Cryptographic primitives, while extremely complex and difficult to implement, audit, and validate, are critical for security on the web. To ensure that NSS (Network Security Services, the cryptography library behind Firefox) abides by Mozilla’s principle of user security being fundamental, we’ve been working with Project Everest and the HACL* team to bring formally-verified cryptography into Firefox.
In Firefox 57, we introduced formally-verified Curve25519, which is a mechanism used for key establishment in TLS and other protocols. In Firefox 60, we added ChaCha20 and Poly1305, providing high-assurance authenticated encryption. Firefox 69, 77, and 79 improve and expand these implementations, providing increased performance while retaining the assurance granted by formal verification.
Performance & Specifics
For key establishment, we recently replaced the 32-bit implementation of Curve25519 with one from the Fiat-Crypto project. The arbitrary-precision arithmetic functions of this implementation are proven to be functionally correct, and it improves performance by nearly 10x over the previous code. Firefox 77 updates the 64-bit implementation with new HACL* code, benefitting from a ~27% speedup. Most recently, Firefox 79 also brings this update to Windows. These improvements are significant: Telemetry shows Curve25519 to be the most widely used elliptic curve for ECDH(E) key establishment in Firefox, and increased throughput reduces energy consumption, which is particularly important for mobile devices.

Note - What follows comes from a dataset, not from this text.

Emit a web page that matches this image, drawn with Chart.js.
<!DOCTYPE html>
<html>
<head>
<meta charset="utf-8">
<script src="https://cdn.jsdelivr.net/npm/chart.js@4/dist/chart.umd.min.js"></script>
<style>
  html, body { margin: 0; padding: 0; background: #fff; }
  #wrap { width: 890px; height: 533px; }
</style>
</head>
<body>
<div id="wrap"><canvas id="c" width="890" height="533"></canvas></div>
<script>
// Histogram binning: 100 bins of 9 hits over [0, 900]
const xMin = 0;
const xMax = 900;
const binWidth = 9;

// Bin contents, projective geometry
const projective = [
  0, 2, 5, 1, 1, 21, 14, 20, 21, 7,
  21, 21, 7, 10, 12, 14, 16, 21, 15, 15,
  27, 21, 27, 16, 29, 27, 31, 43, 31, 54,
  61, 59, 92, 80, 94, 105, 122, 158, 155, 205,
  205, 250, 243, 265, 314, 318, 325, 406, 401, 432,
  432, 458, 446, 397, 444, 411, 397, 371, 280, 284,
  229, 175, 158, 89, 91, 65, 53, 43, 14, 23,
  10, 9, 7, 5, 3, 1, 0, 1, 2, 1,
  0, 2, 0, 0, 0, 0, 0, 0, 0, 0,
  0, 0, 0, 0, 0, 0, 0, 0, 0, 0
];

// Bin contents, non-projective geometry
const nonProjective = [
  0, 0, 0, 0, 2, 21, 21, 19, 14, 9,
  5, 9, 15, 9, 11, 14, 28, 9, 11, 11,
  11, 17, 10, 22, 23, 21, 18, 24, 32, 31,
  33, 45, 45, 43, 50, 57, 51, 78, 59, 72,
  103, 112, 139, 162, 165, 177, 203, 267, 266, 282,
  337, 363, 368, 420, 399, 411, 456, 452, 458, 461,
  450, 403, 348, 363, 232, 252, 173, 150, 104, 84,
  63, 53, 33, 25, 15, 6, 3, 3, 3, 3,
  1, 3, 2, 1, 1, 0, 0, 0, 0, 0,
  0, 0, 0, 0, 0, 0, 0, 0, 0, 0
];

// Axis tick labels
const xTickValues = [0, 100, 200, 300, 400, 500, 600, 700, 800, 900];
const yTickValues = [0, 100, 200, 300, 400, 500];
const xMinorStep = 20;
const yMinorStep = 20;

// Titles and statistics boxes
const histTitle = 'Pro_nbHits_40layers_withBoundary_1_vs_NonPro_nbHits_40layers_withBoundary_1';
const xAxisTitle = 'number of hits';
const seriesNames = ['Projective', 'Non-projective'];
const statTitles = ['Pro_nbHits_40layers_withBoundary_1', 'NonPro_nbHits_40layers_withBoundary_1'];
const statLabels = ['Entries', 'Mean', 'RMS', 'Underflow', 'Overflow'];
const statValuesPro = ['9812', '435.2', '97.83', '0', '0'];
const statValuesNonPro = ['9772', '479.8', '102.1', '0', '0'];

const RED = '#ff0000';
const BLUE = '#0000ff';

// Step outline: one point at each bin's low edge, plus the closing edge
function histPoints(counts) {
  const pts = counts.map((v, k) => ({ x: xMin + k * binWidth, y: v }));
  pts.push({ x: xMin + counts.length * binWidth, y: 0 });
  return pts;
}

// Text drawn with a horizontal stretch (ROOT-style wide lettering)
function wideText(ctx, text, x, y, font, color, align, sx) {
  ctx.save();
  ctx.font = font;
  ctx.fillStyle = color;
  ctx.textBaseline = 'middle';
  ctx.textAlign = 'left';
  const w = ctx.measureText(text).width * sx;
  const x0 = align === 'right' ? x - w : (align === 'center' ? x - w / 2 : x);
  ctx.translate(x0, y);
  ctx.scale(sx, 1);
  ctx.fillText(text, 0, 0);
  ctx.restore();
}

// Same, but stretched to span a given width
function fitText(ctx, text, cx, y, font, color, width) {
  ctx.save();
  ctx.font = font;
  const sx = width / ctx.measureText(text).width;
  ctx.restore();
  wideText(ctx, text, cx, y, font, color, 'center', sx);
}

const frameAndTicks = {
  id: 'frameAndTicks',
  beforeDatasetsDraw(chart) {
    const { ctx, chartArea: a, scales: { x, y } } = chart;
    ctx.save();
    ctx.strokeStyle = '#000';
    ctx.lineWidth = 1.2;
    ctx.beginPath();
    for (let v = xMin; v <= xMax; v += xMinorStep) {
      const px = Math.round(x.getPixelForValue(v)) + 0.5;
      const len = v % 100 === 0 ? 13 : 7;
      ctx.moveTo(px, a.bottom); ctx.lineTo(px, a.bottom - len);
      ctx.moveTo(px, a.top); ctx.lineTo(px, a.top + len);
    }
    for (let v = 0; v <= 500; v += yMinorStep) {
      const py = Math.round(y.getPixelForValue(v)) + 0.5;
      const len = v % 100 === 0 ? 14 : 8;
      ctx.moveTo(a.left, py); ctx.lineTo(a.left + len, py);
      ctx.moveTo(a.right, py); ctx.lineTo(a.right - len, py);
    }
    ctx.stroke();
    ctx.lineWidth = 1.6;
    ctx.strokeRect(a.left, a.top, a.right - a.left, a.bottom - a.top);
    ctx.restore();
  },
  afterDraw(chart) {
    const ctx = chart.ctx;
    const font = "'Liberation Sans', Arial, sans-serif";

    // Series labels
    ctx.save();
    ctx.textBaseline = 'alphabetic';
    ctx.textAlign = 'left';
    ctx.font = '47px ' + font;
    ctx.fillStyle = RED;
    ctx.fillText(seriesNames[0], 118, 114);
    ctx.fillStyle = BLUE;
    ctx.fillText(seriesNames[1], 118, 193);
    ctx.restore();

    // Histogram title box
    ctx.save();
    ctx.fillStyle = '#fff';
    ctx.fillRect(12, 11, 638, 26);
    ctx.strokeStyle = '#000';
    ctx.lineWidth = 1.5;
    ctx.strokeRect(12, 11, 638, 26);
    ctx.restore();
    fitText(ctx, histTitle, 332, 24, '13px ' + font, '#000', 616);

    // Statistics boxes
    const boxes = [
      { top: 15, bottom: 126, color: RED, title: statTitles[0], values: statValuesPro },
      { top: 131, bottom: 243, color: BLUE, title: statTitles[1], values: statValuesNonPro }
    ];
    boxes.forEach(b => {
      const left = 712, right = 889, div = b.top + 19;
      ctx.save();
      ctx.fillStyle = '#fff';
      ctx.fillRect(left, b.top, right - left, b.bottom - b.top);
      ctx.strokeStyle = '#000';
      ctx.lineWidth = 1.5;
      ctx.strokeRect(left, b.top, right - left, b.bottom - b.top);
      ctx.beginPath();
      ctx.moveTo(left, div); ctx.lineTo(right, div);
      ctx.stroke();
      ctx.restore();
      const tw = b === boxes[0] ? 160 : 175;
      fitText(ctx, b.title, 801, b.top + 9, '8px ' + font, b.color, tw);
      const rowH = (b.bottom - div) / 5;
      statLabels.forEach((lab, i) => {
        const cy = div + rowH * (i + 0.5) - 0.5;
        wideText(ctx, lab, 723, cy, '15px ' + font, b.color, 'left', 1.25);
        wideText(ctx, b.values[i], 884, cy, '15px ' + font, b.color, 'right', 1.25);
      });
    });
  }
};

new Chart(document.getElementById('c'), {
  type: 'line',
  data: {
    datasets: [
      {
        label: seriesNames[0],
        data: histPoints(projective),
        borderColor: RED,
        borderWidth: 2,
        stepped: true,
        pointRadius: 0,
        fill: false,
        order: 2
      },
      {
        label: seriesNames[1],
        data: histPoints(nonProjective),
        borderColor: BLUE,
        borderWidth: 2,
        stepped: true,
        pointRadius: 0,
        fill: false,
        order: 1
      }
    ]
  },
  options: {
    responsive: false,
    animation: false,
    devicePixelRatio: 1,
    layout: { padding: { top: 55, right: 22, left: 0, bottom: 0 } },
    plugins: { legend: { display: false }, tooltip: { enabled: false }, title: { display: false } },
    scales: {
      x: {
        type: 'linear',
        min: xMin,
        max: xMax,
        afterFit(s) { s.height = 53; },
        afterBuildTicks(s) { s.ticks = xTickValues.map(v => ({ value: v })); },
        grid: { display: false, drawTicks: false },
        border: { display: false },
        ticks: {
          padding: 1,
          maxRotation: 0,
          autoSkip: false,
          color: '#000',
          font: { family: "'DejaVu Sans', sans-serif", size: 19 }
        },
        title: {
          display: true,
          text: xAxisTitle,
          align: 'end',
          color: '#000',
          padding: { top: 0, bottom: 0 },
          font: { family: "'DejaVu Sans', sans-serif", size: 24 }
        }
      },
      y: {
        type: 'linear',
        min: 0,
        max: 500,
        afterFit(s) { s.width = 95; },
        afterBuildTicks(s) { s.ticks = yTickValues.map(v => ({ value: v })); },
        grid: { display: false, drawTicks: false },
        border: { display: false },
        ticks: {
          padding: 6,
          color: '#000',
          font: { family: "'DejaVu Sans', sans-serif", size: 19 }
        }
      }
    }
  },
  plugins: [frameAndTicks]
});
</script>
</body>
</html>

For encryption and decryption, we improved the performance of ChaCha20-Poly1305 in Firefox 77. Throughput is doubled by taking advantage of vectorization with 128-bit and 256-bit integer arithmetic (via the AVX2 instruction set on x86-64 CPUs). When these features are unavailable, NSS will fall back to an AVX or scalar implementation, both of which have been further optimized.
The HACL* project has introduced new techniques and libraries to improve efficiency in writing verified primitives for both scalar and vectorized variants. This allows aggressive code sharing and reduces the verification effort across many different platforms.
What’s Next?
For Firefox 81, we intend to incorporate a formally-verified implementation of the P256 elliptic curve for ECDSA and ECDH. Middle-term targets for verified implementations include GCM, the P384 and P521 elliptic curves, and the ECDSA signature scheme itself. While there remains work to be done, these updates provide an improved user experience and ease the implementation burden for future inclusion of platform-optimized primitives.